Detailed Ab Initio Assessments Reports

To access a detailed assessment report, open the abinitio folder.

abinitio_complexity_details.csv: This report contains information about the complexity of the Ab Initio ETL graphs that help in making different decisions, including budget estimation and the effort required for migration.

abinitio_file_details.csv: This report provides information about the source files including total number of components, complexity, conversion percentage of each file.

abinitio_query_details.csv: This report provides information about queries including the used and impacted tables, analyzed status, complexity, and more. If the analyzed status is TRUE, it indicates that the query is analyzed successfully. Conversely, a FALSE status indicates that the query is not analyzed.

abinitio_summary_details.csv: This report provides a summary of source input files including statistical information such as total number of files, analyzed percentage, components, and more.

AbinitioAssessmentDetailReport.csv: This report provides detailed insights about the source inventory.
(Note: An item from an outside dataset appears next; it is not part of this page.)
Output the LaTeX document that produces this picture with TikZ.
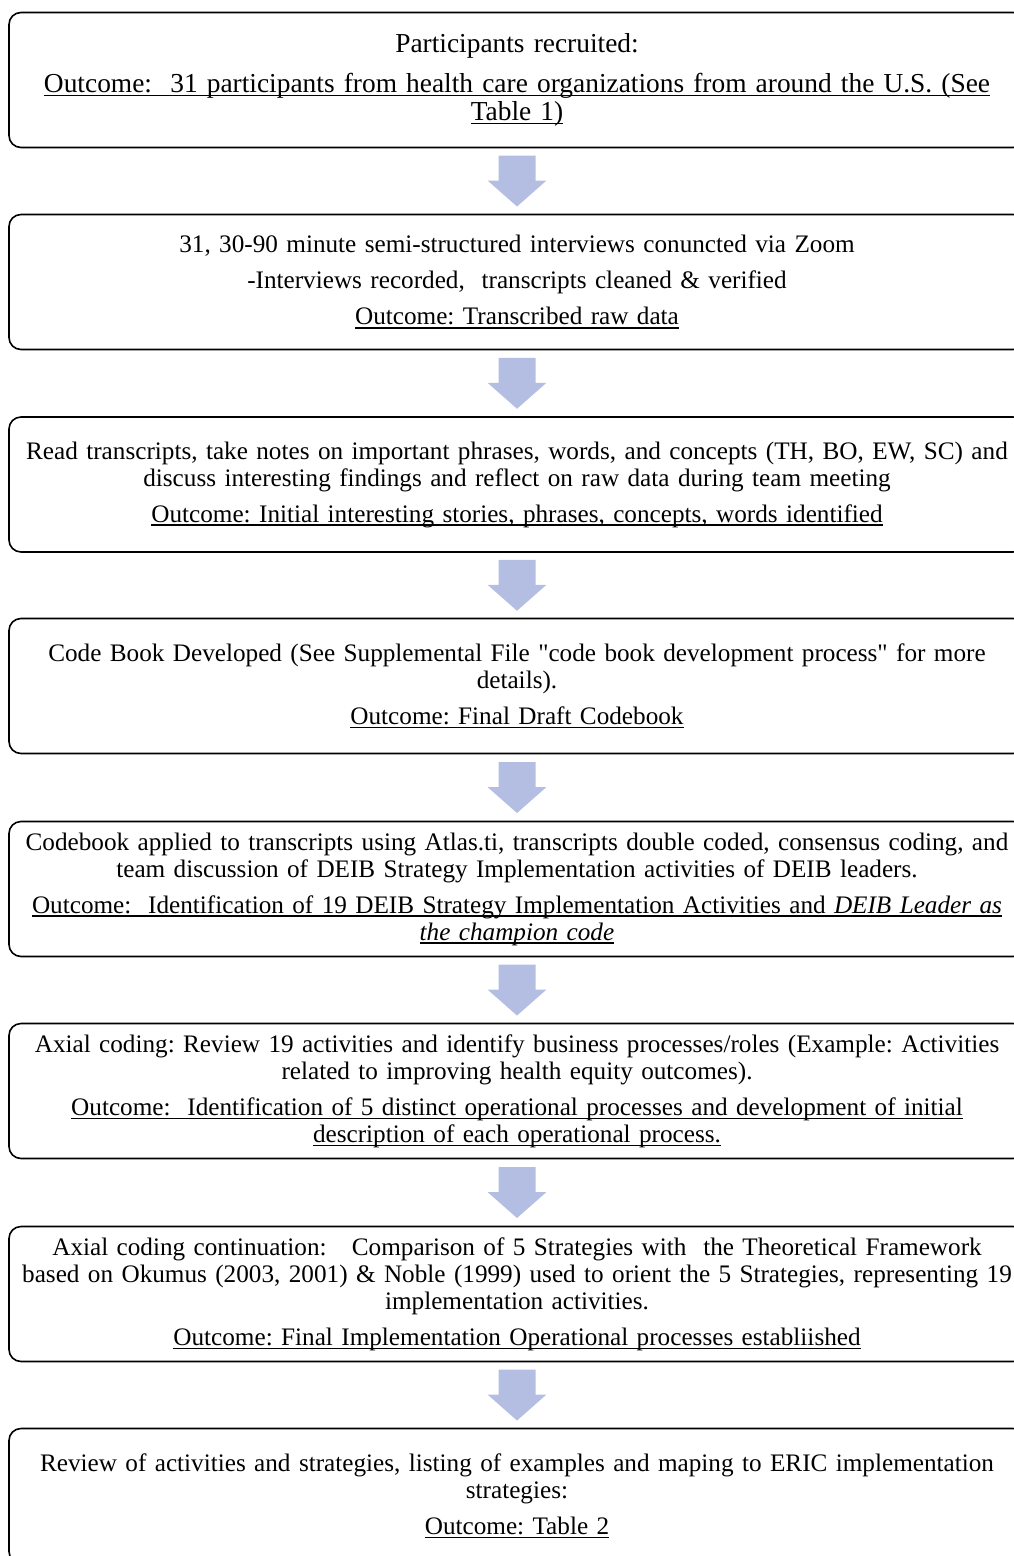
\documentclass[tikz,border=0pt]{standalone}
\usepackage{fontspec}
\setmainfont{Liberation Serif}
\usetikzlibrary{calc}
\definecolor{arrowblue}{RGB}{180,190,226}
\newcommand{\ulin}[1]{\leavevmode\setbox0\hbox{#1}\rlap{\rule[-3.8pt]{\wd0}{1.4pt}}\box0}
\tikzset{
  stepbox/.style={draw=black, line width=1.6pt, rounded corners=12pt, minimum width=1016pt,
    minimum height=135pt, text width=1010pt, align=center, inner sep=0pt,
    font=\fontsize{25.2}{27}\selectfont\frenchspacing},
  flowarrow/.style={fill=arrowblue, draw=none}
}
\begin{document}
\begin{tikzpicture}[x=1pt,y=-1pt]
		\useasboundingbox (0,0) rectangle (1014,1556);
		\node[stepbox, font=\fontsize{27.4}{28}\selectfont\frenchspacing] (s1) at (517,80) {Participants recruited:\\[12pt]
			\ulin{Outcome:\ \ 31 participants from health care organizations from around the U.S. (See}\\
			\ulin{Table 1)}};
		\node[stepbox] (s2) at (517,282) {31, 30-90 minute semi-structured interviews conuncted via Zoom\\[9pt]
			-Interviews recorded,\ \ transcripts cleaned \& verified\\[9pt]
			\ulin{Outcome: Transcribed raw data}};
		\node[stepbox] (s3) at (517,484.5) {Read transcripts, take notes on important phrases, words, and concepts (TH, BO, EW, SC) and\\
			discuss interesting findings and reflect on raw data during team meeting\\[9pt]
			\ulin{Outcome: Initial interesting stories, phrases, concepts, words identified}};
		\node[stepbox] (s4) at (517,686) {Code Book Developed (See Supplemental File \textquotedbl code book development process\textquotedbl{} for more\\
			details).\\[9pt]
			\ulin{Outcome: Final Draft Codebook}};
		\node[stepbox] (s5) at (517,889) {Codebook applied to transcripts using Atlas.ti, transcripts double coded, consensus coding, and\\
			team discussion of DEIB Strategy Implementation activities of DEIB leaders.\\[9pt]
			\ulin{Outcome:\ \ Identification of 19 DEIB Strategy Implementation Activities and \textit{DEIB Leader as}}\\
			\ulin{\textit{the champion code}}};
		\node[stepbox] (s6) at (517,1091) {Axial coding: Review 19 activities and identify business processes/roles (Example: Activities\\
			related to improving health equity outcomes).\\[9pt]
			\ulin{Outcome:\ \ Identification of 5 distinct operational processes and development of initial}\\
			\ulin{description of each operational process.}};
		\node[stepbox] (s7) at (517,1294) {Axial coding continuation:\ \ \ Comparison of 5 Strategies with\ \ the Theoretical Framework\\
			based on Okumus (2003, 2001) \& Noble (1999) used to orient the 5 Strategies, representing 19\\
			implementation activities.\\[9pt]
			\ulin{Outcome: Final Implementation Operational processes establiished}};
		\node[stepbox] (s8) at (517,1496) {Review of activities and strategies, listing of examples and maping to ERIC implementation\\
			strategies:\\[9pt]
			\ulin{Outcome: Table 2}};

		% block arrows between the steps
		\foreach \a/\b in {s1/s2,s2/s3,s3/s4,s4/s5,s5/s6,s6/s7,s7/s8}{
			\coordinate (m) at ($(\a.south)!0.5!(\b.north)$);
			\fill[flowarrow] ($(m)+(-18.5,-25.5)$) -- ($(m)+(18.5,-25.5)$) -- ($(m)+(18.5,-0.5)$)
				-- ($(m)+(29.5,-0.5)$) -- ($(m)+(0,25.5)$) -- ($(m)+(-29.5,-0.5)$)
				-- ($(m)+(-18.5,-0.5)$) -- cycle;
		}
	\end{tikzpicture}
\end{document}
It includes information about components, conversion percentage, and more.

AbinitioComponentMetadataReport.csv: This report provides information about the Component Metadata including component types, queries, entities, and more.

AbinitioCustomComplexityReport.xlsx: This report provides information about the source inventory including DML files, XFR files, and complexity.

This report contains the following information:

Report Summary: Provides information about all the generated artifacts.
Volumetric Info: Presents a summary of the aggregated inventory after analyzing the source files. For instance, it provides total number of files, components, XFRs, and likewise. It also provides file-level complexity.
DML Summary: Provides information about internal DML files in the kab files.
XFR Summary: Provides information about XFR files that contain transformation logic.
Abinitio Complexity: Provides complexity details of the AbInitio files. It includes statistical and complexity details of components, complex DML files, complex XFR files, and so on.

Source Inventory Analysis

It is an intermediate report which helps to debug failures or calculate the final report. It includes all the generated CSV reports.

abinitio_external_files.csv: This report provides information about external files.

AbinitioComponentMetadataReport.csv: This report provides information about the Component Metadata including component types, queries, entities, and more.

AbinitioFileAvailabilityReport.csv: This report provides information about the availability of each file.

assessment_unparsed_etl_files.csv: This report lists all the unparsed Ab Initio files along with its type and the reason for parsing failure.

invalid_query.csv: This report lists all the invalid queries.

Lineage Report

This report provides complete dependency details for all nodes. It provides an end-to-end data and process lineage that helps to identify the complete dependency structure and the data flow.

This report contains the following information:

Dependency (Process): Provides information about the process lineage.
Dependency (Data): Provides information about the data lineage.
Nodes: Lists all the source and target nodes along with its type.
Volumetric Info (Summary): Provides volumetric information about the artifact types such as input tables, output tables, and schedulers.